Sandra was just ten years old when she found herself with a gun pointed at her head. She had watched as rebels gunned down her mother and six-year-old sister in a refugee camp. Remarkably, the rebel didn’t pull the trigger, and Sandra escaped.
Thus began a new life for her and her surviving family members. With no home and no money, they struggled to stay alive. Eventually, through a United Nations refugee program, they moved to America, only to face yet another ethnic disconnect. Sandra may have crossed an ocean, but there was now a much wider divide she had to overcome. And it started with middle school in New York.

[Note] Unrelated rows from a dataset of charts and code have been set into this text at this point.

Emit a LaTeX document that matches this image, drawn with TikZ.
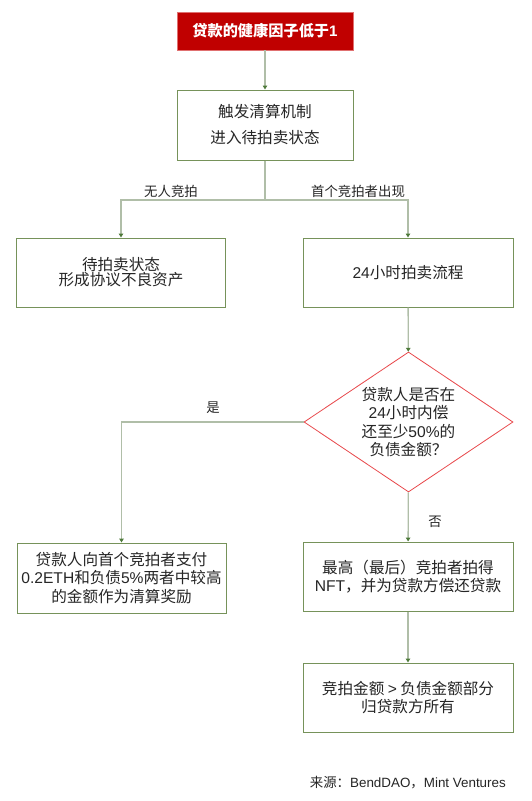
\documentclass[tikz,border=0pt]{standalone}
\usepackage{fontspec}
\setmainfont{Noto Sans CJK SC}
\newfontfamily\lat{Liberation Sans}
\usetikzlibrary{arrows.meta,shapes.geometric}
\definecolor{titlered}{HTML}{C00000}
\definecolor{titleedge}{HTML}{E07070}
\definecolor{boxedge}{HTML}{76925A}
\definecolor{linegray}{HTML}{B0BEA8}
\definecolor{tipgreen}{HTML}{4E7A3A}
\definecolor{diared}{HTML}{E8474A}
\definecolor{txt}{HTML}{262626}
\begin{document}
\begin{tikzpicture}[x=1pt,y=-1pt,
  box/.style={draw=boxedge,line width=1pt,fill=white,text=txt,align=center,inner sep=0pt,
    font=\fontsize{15.6}{18.5}\selectfont},
  redbox/.style={draw=titleedge,line width=0.6pt,fill=titlered,text=white,align=center,inner sep=0pt,
    font=\fontsize{15.2}{18}\selectfont\bfseries},
  conn/.style={draw=linegray,line width=1.3pt,-{Triangle[length=4pt,width=4.5pt,color=tipgreen]}},
  lab/.style={text=txt,font=\fontsize{13.4}{15}\selectfont,inner sep=0pt}]
\useasboundingbox[fill=white] (0,0) rectangle (531,801);
\node[redbox,minimum width=176pt,minimum height=38pt] (top) at (265,31) {贷款的健康因子低于{\lat\bfseries 1}};
\node[box,minimum width=176pt,minimum height=70pt] (trig) at (265,125) {触发清算机制\\[7.5pt]进入待拍卖状态};
\node[box,minimum width=209pt,minimum height=69pt] (nobid) at (121,272.5) {待拍卖状态\\[-3.5pt]形成协议不良资产};
\node[box,minimum width=210pt,minimum height=69pt] (auc) at (408,272.5) {{\lat 24}小时拍卖流程};
\node[diamond,draw=diared,line width=0.8pt,minimum width=209pt,minimum height=140pt,inner sep=0pt] (dec) at (408.5,422) {};
\node[align=center,text=txt,font=\fontsize{15.6}{18.3}\selectfont,inner sep=0pt] (dect) at (dec.center) {贷款人是否在\\{\lat 24}小时内偿\\还至少{\lat 50\%}的\\负债金额？};
\node[box,minimum width=209pt,minimum height=70pt] (reward) at (121.5,578) {贷款人向首个竞拍者支付\\{\lat 0.2ETH}和负债{\lat 5\%}两者中较高\\的金额作为清算奖励};
\node[box,minimum width=210pt,minimum height=69pt] (win) at (408,576.5) {最高（最后）竞拍者拍得\\{\lat NFT}，并为贷款方偿还贷款};
\node[box,minimum width=210pt,minimum height=69pt] (rest) at (408,697.5) {竞拍金额 {\lat >} 负债金额部分\\归贷款方所有};
\coordinate (split) at (265,200);
\draw[conn] (top) -- (trig);
\draw[conn] (trig.south) -- (split) -| (nobid.north);
\draw[conn] (trig.south) -- (split) -| (auc.north);
\draw[conn] (auc) -- (dec);
\draw[conn] (dec.west) -| (reward.north);
\draw[conn] (dec) -- (win);
\draw[conn] (win) -- (rest);
\node[lab] (l1) at (171,191) {无人竞拍};
\node[lab] (l2) at (358,191) {首个竞拍者出现};
\node[lab] (l3) at (213,408) {是};
\node[lab] (l4) at (435,522) {否};
\node[lab,anchor=east] (src) at (506,783) {来源：{\lat BendDAO}，{\lat Mint Ventures}};
\end{tikzpicture}
\end{document}
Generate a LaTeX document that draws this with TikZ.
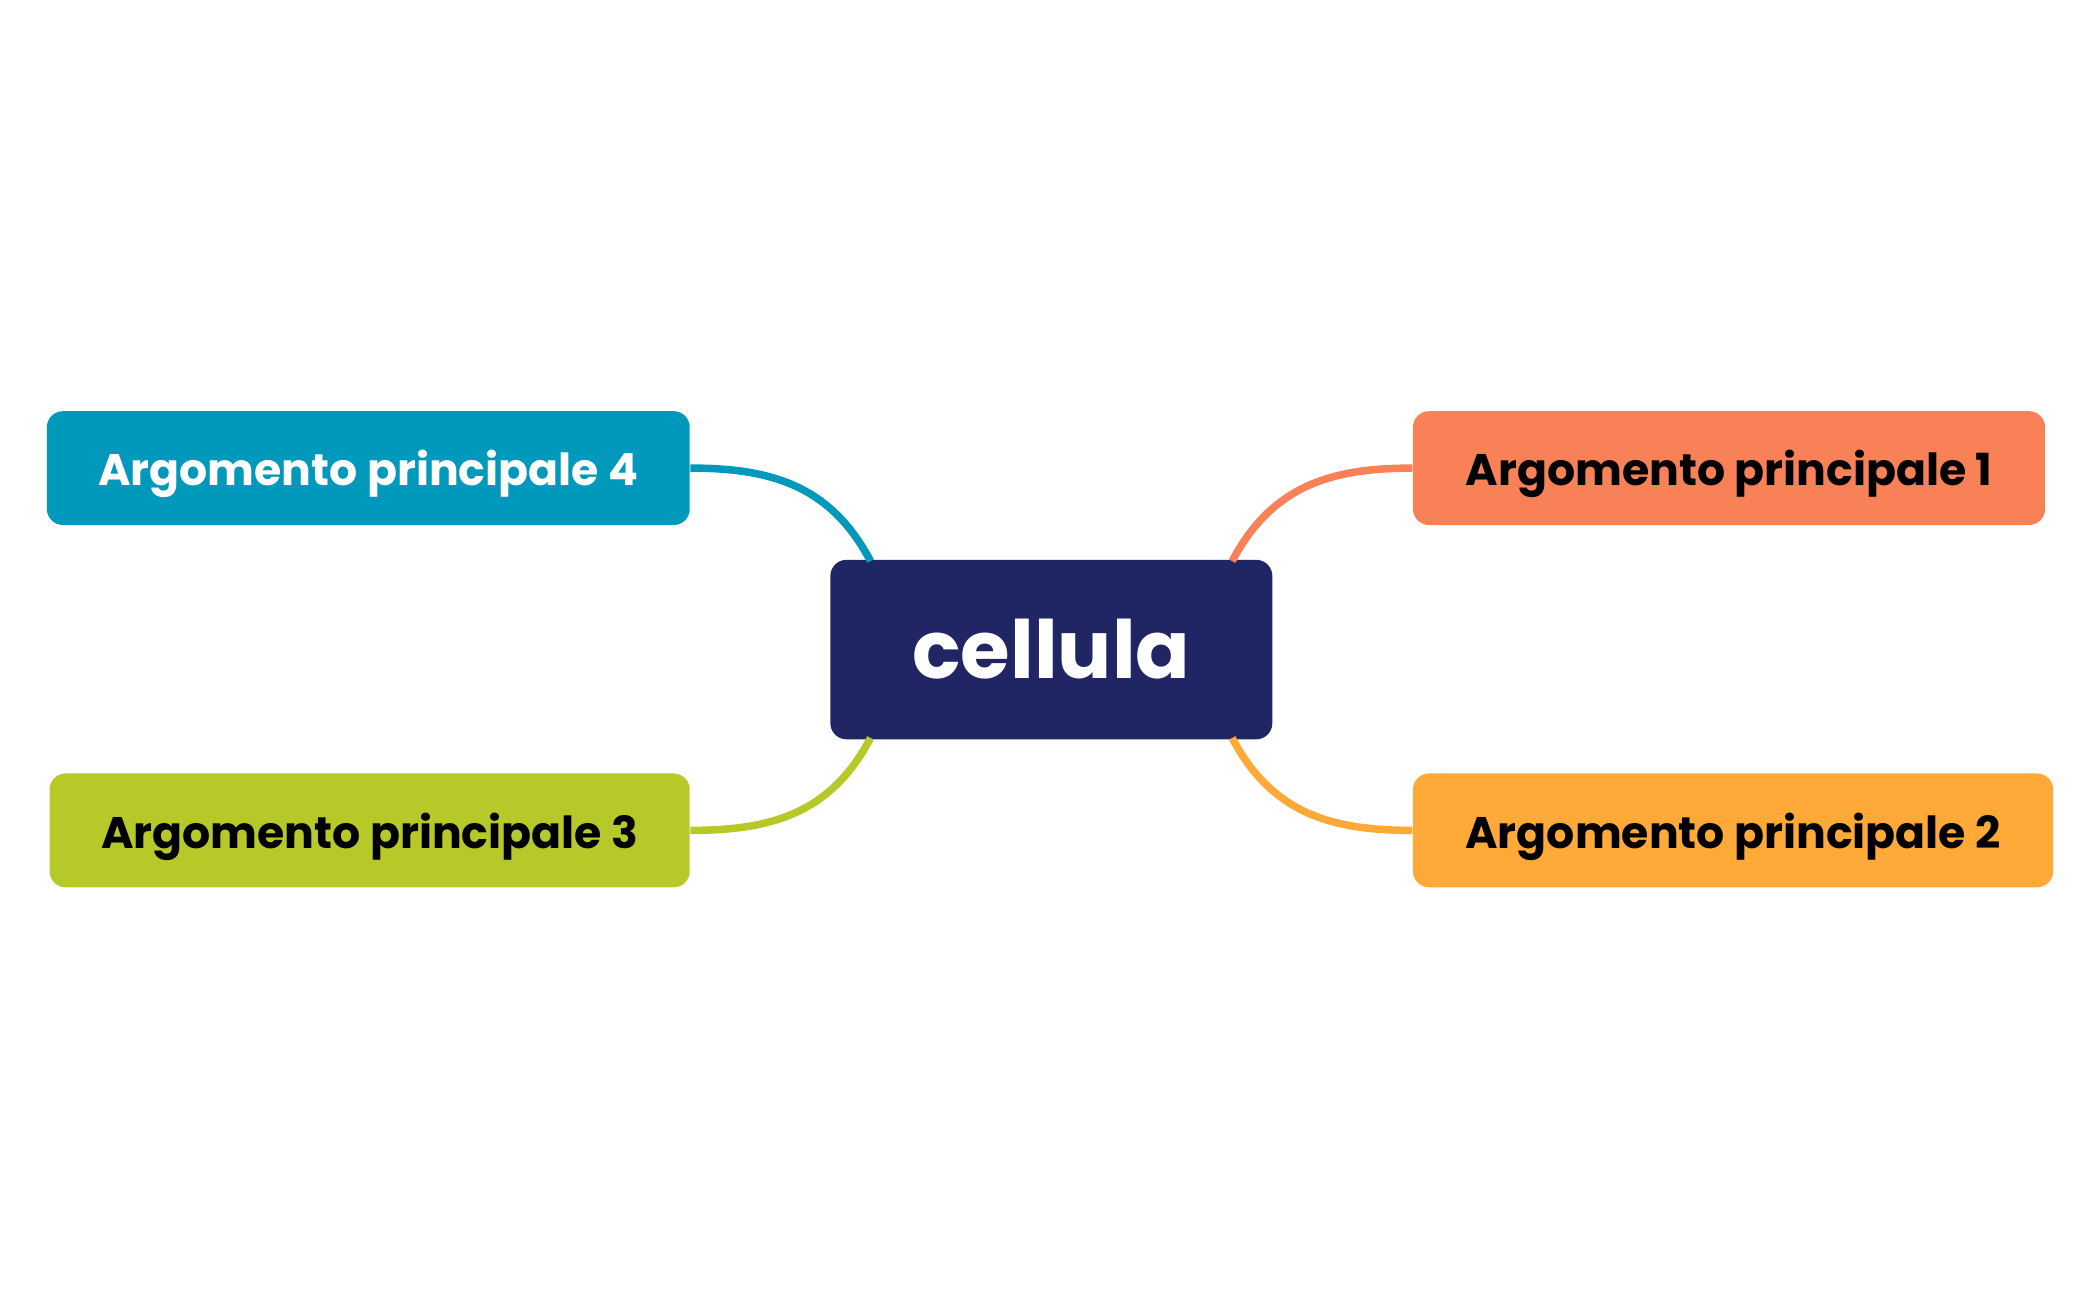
\documentclass[tikz,border=0pt]{standalone}
\usepackage{fontspec}
\setmainfont{Poppins}
\definecolor{navy}{HTML}{202563}
\definecolor{cteal}{HTML}{0099BB}
\definecolor{corange}{HTML}{F98158}
\definecolor{cgreen}{HTML}{B7C928}
\definecolor{cyellow}{HTML}{FFAA38}
\begin{document}
\begin{tikzpicture}[x=0.5pt,y=-0.5pt,
  topic/.style={rounded corners=6pt,minimum width=240pt,minimum height=42.5pt,font=\fontsize{16.5}{20}\selectfont\bfseries,inner sep=0pt,text depth=-1.5pt},
  link/.style={line width=2.8pt}]
\useasboundingbox (0,0) rectangle (1568,970);
\node[fill=navy,rounded corners=6pt,minimum width=165pt,minimum height=67pt,text=white,font=\fontsize{30}{34}\selectfont\bfseries,inner sep=0pt] (c) at (785,485) {\raisebox{-2pt}{cellula}\hspace{8pt}};
\node[topic,fill=cteal,text=white] (t4) at (275,349.5) {Argomento principale 4};
\node[topic,fill=corange,minimum width=236pt] (t1) at (1291,349.5) {Argomento principale 1};
\node[topic,fill=cgreen,minimum width=239pt] (t3) at (276,620) {Argomento principale 3};
\node[topic,fill=cyellow,minimum width=239pt] (t2) at (1294,620) {Argomento principale 2};
\coordinate (a4) at (650,419);
\coordinate (a1) at (920,419);
\coordinate (a3) at (650,551);
\coordinate (a2) at (920,551);
\draw[link,cteal] (a4) .. controls (620,362) and (575,349.5) .. (t4.east);
\draw[link,corange] (a1) .. controls (950,362) and (995,349.5) .. (t1.west);
\draw[link,cgreen] (a3) .. controls (620,608) and (575,620) .. (t3.east);
\draw[link,cyellow] (a2) .. controls (950,608) and (995,620) .. (t2.west);
\end{tikzpicture}
\end{document}
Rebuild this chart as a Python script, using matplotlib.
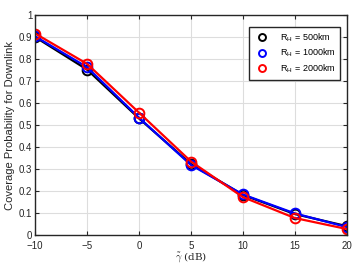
import numpy as np
import matplotlib as mpl
mpl.use('Agg')
import matplotlib.pyplot as plt
from matplotlib.lines import Line2D

plt.rcParams['font.family'] = ['Liberation Sans', 'DejaVu Sans']
plt.rcParams['mathtext.fontset'] = 'cm'

gamma_db = [-10, -5, 0, 5, 10, 15, 20]
cov_500 = [0.900, 0.752, 0.530, 0.322, 0.182, 0.095, 0.040]
cov_1000 = [0.903, 0.763, 0.533, 0.318, 0.184, 0.098, 0.036]
cov_2000 = [0.916, 0.778, 0.556, 0.334, 0.172, 0.077, 0.027]

labels = [r'R$_\mathregular{H}$ = 500km', r'R$_\mathregular{H}$ = 1000km',
          r'R$_\mathregular{H}$ = 2000km']
colors = ['black', 'blue', 'red']

fig = plt.figure(figsize=(3.55, 2.64), dpi=100)
ax = fig.add_axes([0.099, 0.110, 0.878, 0.833])

for yv, c in zip([cov_500, cov_1000, cov_2000], colors):
    ax.plot(gamma_db, yv, color=c, lw=1.6, marker='o', markersize=7,
            markerfacecolor='none', markeredgewidth=1.4)

ax.set_xlim(-10, 20)
ax.set_ylim(0, 1)
ax.set_xticks(np.arange(-10, 21, 5))
ax.set_yticks(np.arange(0, 1.01, 0.1))
ax.set_yticklabels(['0', '0.1', '0.2', '0.3', '0.4', '0.5', '0.6', '0.7', '0.8', '0.9', '1'])
ax.grid(True, color='#dddddd', lw=0.8)
ax.set_axisbelow(True)
ax.tick_params(direction='in', length=3, width=0.8, labelsize=7, colors='#262626',
               top=True, right=True)
ax.tick_params(axis='x', pad=4)
ax.tick_params(axis='y', pad=2)
for s in ax.spines.values():
    s.set_linewidth(1.0)
    s.set_color('#262626')

ax.set_xlabel(r'$\tilde{\gamma}$ (dB)', family='DejaVu Serif', fontsize=7.5, labelpad=0,
              color='#262626')
ax.set_ylabel('Coverage Probability for Downlink', fontsize=8, labelpad=3,
              color='#262626')

handles = [Line2D([], [], color=c, ls='none', marker='o', markersize=5,
                  markerfacecolor='none', markeredgewidth=1.4) for c in colors]
leg = ax.legend(handles, labels, loc='upper right', fontsize=6.5, fancybox=False,
                edgecolor='#262626', framealpha=1, handletextpad=1.0, borderpad=0.5,
                labelspacing=0.35, bbox_to_anchor=(0.994, 0.968))
leg.get_frame().set_linewidth(1.0)

fig.savefig('out.png', dpi=100)
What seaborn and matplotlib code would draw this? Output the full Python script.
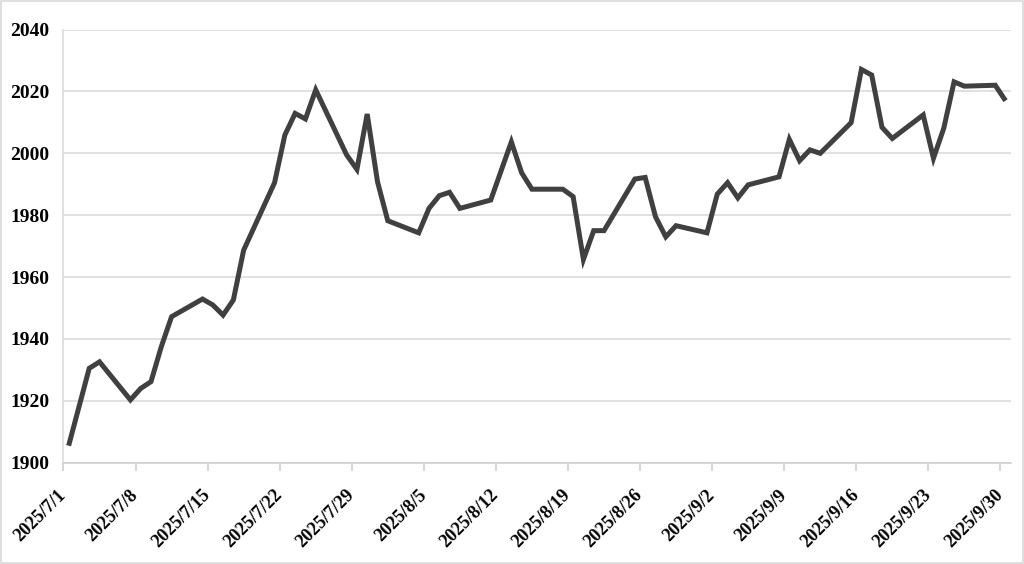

In this memoir, Sandra tells the story of her survival, of finding her place in a new country, of her hope for the future, and how she found a way to give voice to her people.
PUBLISHERS WEEKLY
In this gripping and timely memoir, Uwiringiyimana, a member of the Banyamulenge (a minority tribe in the Democratic Republic of Congo), recounts a childhood shaped by experiences as a refugee in Africa and the United States. Memories of her younger sister, Deborah, who died at age six when their tribe was attacked in a refugee camp, bookend the narrative. While the trauma of surviving the massacre reverberates throughout the story, the author also shares how multiple incidents of being treated as an outsider contributed to her nuanced sense of identity. As a child, " would say I wasn't truly Congolese." After the massacre, when Sandra's family participated in a resettlement program and moved to Rochester, N.Y., she entered "a different kind of war zone" in which she was defined by her skin color. With compassion and perspicacity, Uwiringiyimana shares the journey through which she became a courageous advocate for her tribe and refugees everywhere: "This is my story.... I must keep telling it, until the international community proves.... that my family and all others are not disposable." Ages 13 up.